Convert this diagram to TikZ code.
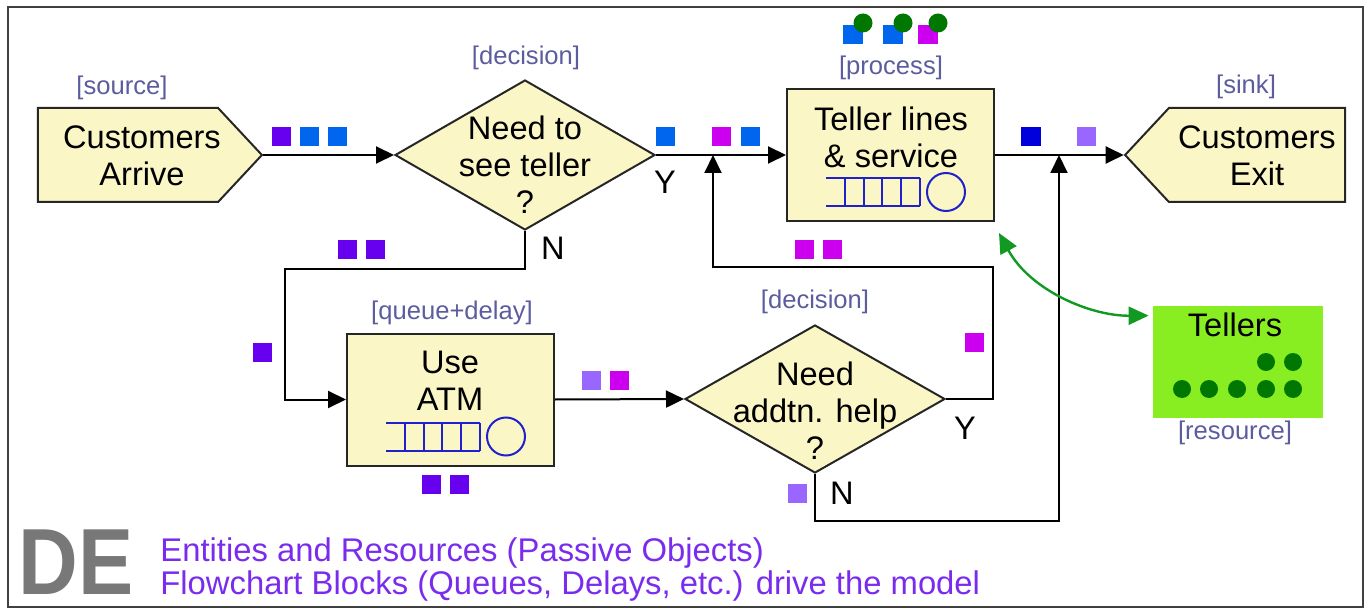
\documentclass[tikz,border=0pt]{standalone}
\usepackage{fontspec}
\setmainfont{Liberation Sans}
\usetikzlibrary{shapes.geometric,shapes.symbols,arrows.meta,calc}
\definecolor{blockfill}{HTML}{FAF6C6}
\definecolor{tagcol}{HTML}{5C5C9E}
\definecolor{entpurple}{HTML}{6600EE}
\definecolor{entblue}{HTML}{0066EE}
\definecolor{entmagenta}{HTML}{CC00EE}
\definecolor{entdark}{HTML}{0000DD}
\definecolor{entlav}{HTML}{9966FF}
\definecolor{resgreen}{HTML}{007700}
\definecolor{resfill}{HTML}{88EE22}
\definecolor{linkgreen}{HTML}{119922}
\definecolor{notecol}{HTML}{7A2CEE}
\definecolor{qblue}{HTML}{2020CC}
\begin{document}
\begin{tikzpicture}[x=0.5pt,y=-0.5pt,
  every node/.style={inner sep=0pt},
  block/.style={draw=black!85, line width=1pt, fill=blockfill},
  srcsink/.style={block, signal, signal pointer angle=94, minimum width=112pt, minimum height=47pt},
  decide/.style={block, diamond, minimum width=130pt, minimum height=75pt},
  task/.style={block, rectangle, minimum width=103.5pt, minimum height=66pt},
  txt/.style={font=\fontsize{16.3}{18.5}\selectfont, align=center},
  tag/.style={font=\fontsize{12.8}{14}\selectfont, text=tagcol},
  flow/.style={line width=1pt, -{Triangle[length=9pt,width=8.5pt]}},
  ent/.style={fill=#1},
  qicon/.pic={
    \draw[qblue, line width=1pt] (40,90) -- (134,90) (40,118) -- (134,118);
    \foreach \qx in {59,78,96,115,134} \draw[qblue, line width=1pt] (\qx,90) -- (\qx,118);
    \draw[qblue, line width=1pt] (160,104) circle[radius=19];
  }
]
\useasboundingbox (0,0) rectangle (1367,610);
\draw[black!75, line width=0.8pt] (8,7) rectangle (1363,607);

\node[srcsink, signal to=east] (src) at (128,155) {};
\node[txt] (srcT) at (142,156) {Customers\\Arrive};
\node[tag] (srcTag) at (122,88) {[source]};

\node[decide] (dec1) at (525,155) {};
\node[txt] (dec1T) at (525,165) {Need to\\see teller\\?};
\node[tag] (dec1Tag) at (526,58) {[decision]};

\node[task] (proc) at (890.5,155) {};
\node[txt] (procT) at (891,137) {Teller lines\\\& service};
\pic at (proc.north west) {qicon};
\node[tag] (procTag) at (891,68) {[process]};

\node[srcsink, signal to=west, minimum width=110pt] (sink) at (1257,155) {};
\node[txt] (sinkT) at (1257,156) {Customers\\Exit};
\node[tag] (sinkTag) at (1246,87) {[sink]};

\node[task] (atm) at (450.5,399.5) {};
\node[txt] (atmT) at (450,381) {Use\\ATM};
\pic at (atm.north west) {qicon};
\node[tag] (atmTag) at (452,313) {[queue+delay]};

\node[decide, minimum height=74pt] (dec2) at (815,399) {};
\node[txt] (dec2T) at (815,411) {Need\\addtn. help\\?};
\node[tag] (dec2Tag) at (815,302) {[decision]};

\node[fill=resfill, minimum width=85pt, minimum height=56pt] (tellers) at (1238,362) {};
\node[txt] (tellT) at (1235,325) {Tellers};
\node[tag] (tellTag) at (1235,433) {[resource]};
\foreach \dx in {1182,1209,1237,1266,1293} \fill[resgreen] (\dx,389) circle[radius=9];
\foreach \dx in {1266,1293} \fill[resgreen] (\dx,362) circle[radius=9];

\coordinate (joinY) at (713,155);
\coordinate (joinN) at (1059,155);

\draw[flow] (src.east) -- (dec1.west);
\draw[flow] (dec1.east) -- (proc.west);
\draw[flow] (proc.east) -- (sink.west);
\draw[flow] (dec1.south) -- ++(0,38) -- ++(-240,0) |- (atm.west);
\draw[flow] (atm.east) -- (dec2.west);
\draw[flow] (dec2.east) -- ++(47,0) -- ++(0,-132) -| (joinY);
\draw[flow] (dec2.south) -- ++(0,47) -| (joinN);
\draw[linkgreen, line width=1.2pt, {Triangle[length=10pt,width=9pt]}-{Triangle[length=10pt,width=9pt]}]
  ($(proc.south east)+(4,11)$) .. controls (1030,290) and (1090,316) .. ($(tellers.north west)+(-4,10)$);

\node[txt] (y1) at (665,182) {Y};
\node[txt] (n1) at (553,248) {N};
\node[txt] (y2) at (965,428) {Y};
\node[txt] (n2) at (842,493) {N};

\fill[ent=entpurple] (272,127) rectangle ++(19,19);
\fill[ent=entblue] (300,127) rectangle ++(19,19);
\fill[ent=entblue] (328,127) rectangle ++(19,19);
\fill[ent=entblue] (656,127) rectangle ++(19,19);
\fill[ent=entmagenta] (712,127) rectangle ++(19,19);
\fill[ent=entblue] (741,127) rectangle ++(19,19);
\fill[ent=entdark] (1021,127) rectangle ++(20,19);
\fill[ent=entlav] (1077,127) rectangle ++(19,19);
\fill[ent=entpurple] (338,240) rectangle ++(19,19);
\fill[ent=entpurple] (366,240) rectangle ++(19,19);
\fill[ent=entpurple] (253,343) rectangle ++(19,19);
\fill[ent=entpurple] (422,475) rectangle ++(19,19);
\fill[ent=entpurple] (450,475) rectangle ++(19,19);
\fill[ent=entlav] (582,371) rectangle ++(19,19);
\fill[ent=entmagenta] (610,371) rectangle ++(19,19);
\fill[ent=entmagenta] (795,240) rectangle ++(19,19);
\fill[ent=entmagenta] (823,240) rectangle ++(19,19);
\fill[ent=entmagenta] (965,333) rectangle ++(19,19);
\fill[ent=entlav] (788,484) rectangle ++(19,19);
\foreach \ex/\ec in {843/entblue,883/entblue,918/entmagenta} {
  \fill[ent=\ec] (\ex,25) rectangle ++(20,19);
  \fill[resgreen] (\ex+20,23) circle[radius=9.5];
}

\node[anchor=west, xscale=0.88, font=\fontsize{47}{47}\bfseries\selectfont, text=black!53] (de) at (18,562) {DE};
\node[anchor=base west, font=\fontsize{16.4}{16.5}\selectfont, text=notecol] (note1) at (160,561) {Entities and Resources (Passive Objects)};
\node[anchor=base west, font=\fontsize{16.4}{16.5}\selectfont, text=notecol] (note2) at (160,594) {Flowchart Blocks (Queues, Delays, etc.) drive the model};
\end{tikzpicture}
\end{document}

#### Problem to solve
Copy each line above precisely, dropping the pictures.

#### Reply
Convert this diagram to TikZ code.
\documentclass[tikz,border=0pt]{standalone}
\usepackage{fontspec}
\setmainfont{Liberation Sans}
\usetikzlibrary{shapes.geometric,shapes.symbols,arrows.meta,calc}
\definecolor{blockfill}{HTML}{FAF6C6}
\definecolor{tagcol}{HTML}{5C5C9E}
\definecolor{entpurple}{HTML}{6600EE}
\definecolor{entblue}{HTML}{0066EE}
\definecolor{entmagenta}{HTML}{CC00EE}
\definecolor{entdark}{HTML}{0000DD}
\definecolor{entlav}{HTML}{9966FF}
\definecolor{resgreen}{HTML}{007700}
\definecolor{resfill}{HTML}{88EE22}
\definecolor{linkgreen}{HTML}{119922}
\definecolor{notecol}{HTML}{7A2CEE}
\definecolor{qblue}{HTML}{2020CC}
\begin{document}
\begin{tikzpicture}[x=0.5pt,y=-0.5pt,
  every node/.style={inner sep=0pt},
  block/.style={draw=black!85, line width=1pt, fill=blockfill},
  srcsink/.style={block, signal, signal pointer angle=94, minimum width=112pt, minimum height=47pt},
  decide/.style={block, diamond, minimum width=130pt, minimum height=75pt},
  task/.style={block, rectangle, minimum width=103.5pt, minimum height=66pt},
  txt/.style={font=\fontsize{16.3}{18.5}\selectfont, align=center},
  tag/.style={font=\fontsize{12.8}{14}\selectfont, text=tagcol},
  flow/.style={line width=1pt, -{Triangle[length=9pt,width=8.5pt]}},
  ent/.style={fill=#1},
  qicon/.pic={
    \draw[qblue, line width=1pt] (40,90) -- (134,90) (40,118) -- (134,118);
    \foreach \qx in {59,78,96,115,134} \draw[qblue, line width=1pt] (\qx,90) -- (\qx,118);
    \draw[qblue, line width=1pt] (160,104) circle[radius=19];
  }
]
\useasboundingbox (0,0) rectangle (1367,610);
\draw[black!75, line width=0.8pt] (8,7) rectangle (1363,607);

\node[srcsink, signal to=east] (src) at (128,155) {};
\node[txt] (srcT) at (142,156) {Customers\\Arrive};
\node[tag] (srcTag) at (122,88) {[source]};

\node[decide] (dec1) at (525,155) {};
\node[txt] (dec1T) at (525,165) {Need to\\see teller\\?};
\node[tag] (dec1Tag) at (526,58) {[decision]};

\node[task] (proc) at (890.5,155) {};
\node[txt] (procT) at (891,137) {Teller lines\\\& service};
\pic at (proc.north west) {qicon};
\node[tag] (procTag) at (891,68) {[process]};

\node[srcsink, signal to=west, minimum width=110pt] (sink) at (1257,155) {};
\node[txt] (sinkT) at (1257,156) {Customers\\Exit};
\node[tag] (sinkTag) at (1246,87) {[sink]};

\node[task] (atm) at (450.5,399.5) {};
\node[txt] (atmT) at (450,381) {Use\\ATM};
\pic at (atm.north west) {qicon};
\node[tag] (atmTag) at (452,313) {[queue+delay]};

\node[decide, minimum height=74pt] (dec2) at (815,399) {};
\node[txt] (dec2T) at (815,411) {Need\\addtn. help\\?};
\node[tag] (dec2Tag) at (815,302) {[decision]};

\node[fill=resfill, minimum width=85pt, minimum height=56pt] (tellers) at (1238,362) {};
\node[txt] (tellT) at (1235,325) {Tellers};
\node[tag] (tellTag) at (1235,433) {[resource]};
\foreach \dx in {1182,1209,1237,1266,1293} \fill[resgreen] (\dx,389) circle[radius=9];
\foreach \dx in {1266,1293} \fill[resgreen] (\dx,362) circle[radius=9];

\coordinate (joinY) at (713,155);
\coordinate (joinN) at (1059,155);

\draw[flow] (src.east) -- (dec1.west);
\draw[flow] (dec1.east) -- (proc.west);
\draw[flow] (proc.east) -- (sink.west);
\draw[flow] (dec1.south) -- ++(0,38) -- ++(-240,0) |- (atm.west);
\draw[flow] (atm.east) -- (dec2.west);
\draw[flow] (dec2.east) -- ++(47,0) -- ++(0,-132) -| (joinY);
\draw[flow] (dec2.south) -- ++(0,47) -| (joinN);
\draw[linkgreen, line width=1.2pt, {Triangle[length=10pt,width=9pt]}-{Triangle[length=10pt,width=9pt]}]
  ($(proc.south east)+(4,11)$) .. controls (1030,290) and (1090,316) .. ($(tellers.north west)+(-4,10)$);

\node[txt] (y1) at (665,182) {Y};
\node[txt] (n1) at (553,248) {N};
\node[txt] (y2) at (965,428) {Y};
\node[txt] (n2) at (842,493) {N};

\fill[ent=entpurple] (272,127) rectangle ++(19,19);
\fill[ent=entblue] (300,127) rectangle ++(19,19);
\fill[ent=entblue] (328,127) rectangle ++(19,19);
\fill[ent=entblue] (656,127) rectangle ++(19,19);
\fill[ent=entmagenta] (712,127) rectangle ++(19,19);
\fill[ent=entblue] (741,127) rectangle ++(19,19);
\fill[ent=entdark] (1021,127) rectangle ++(20,19);
\fill[ent=entlav] (1077,127) rectangle ++(19,19);
\fill[ent=entpurple] (338,240) rectangle ++(19,19);
\fill[ent=entpurple] (366,240) rectangle ++(19,19);
\fill[ent=entpurple] (253,343) rectangle ++(19,19);
\fill[ent=entpurple] (422,475) rectangle ++(19,19);
\fill[ent=entpurple] (450,475) rectangle ++(19,19);
\fill[ent=entlav] (582,371) rectangle ++(19,19);
\fill[ent=entmagenta] (610,371) rectangle ++(19,19);
\fill[ent=entmagenta] (795,240) rectangle ++(19,19);
\fill[ent=entmagenta] (823,240) rectangle ++(19,19);
\fill[ent=entmagenta] (965,333) rectangle ++(19,19);
\fill[ent=entlav] (788,484) rectangle ++(19,19);
\foreach \ex/\ec in {843/entblue,883/entblue,918/entmagenta} {
  \fill[ent=\ec] (\ex,25) rectangle ++(20,19);
  \fill[resgreen] (\ex+20,23) circle[radius=9.5];
}

\node[anchor=west, xscale=0.88, font=\fontsize{47}{47}\bfseries\selectfont, text=black!53] (de) at (18,562) {DE};
\node[anchor=base west, font=\fontsize{16.4}{16.5}\selectfont, text=notecol] (note1) at (160,561) {Entities and Resources (Passive Objects)};
\node[anchor=base west, font=\fontsize{16.4}{16.5}\selectfont, text=notecol] (note2) at (160,594) {Flowchart Blocks (Queues, Delays, etc.) drive the model};
\end{tikzpicture}
\end{document}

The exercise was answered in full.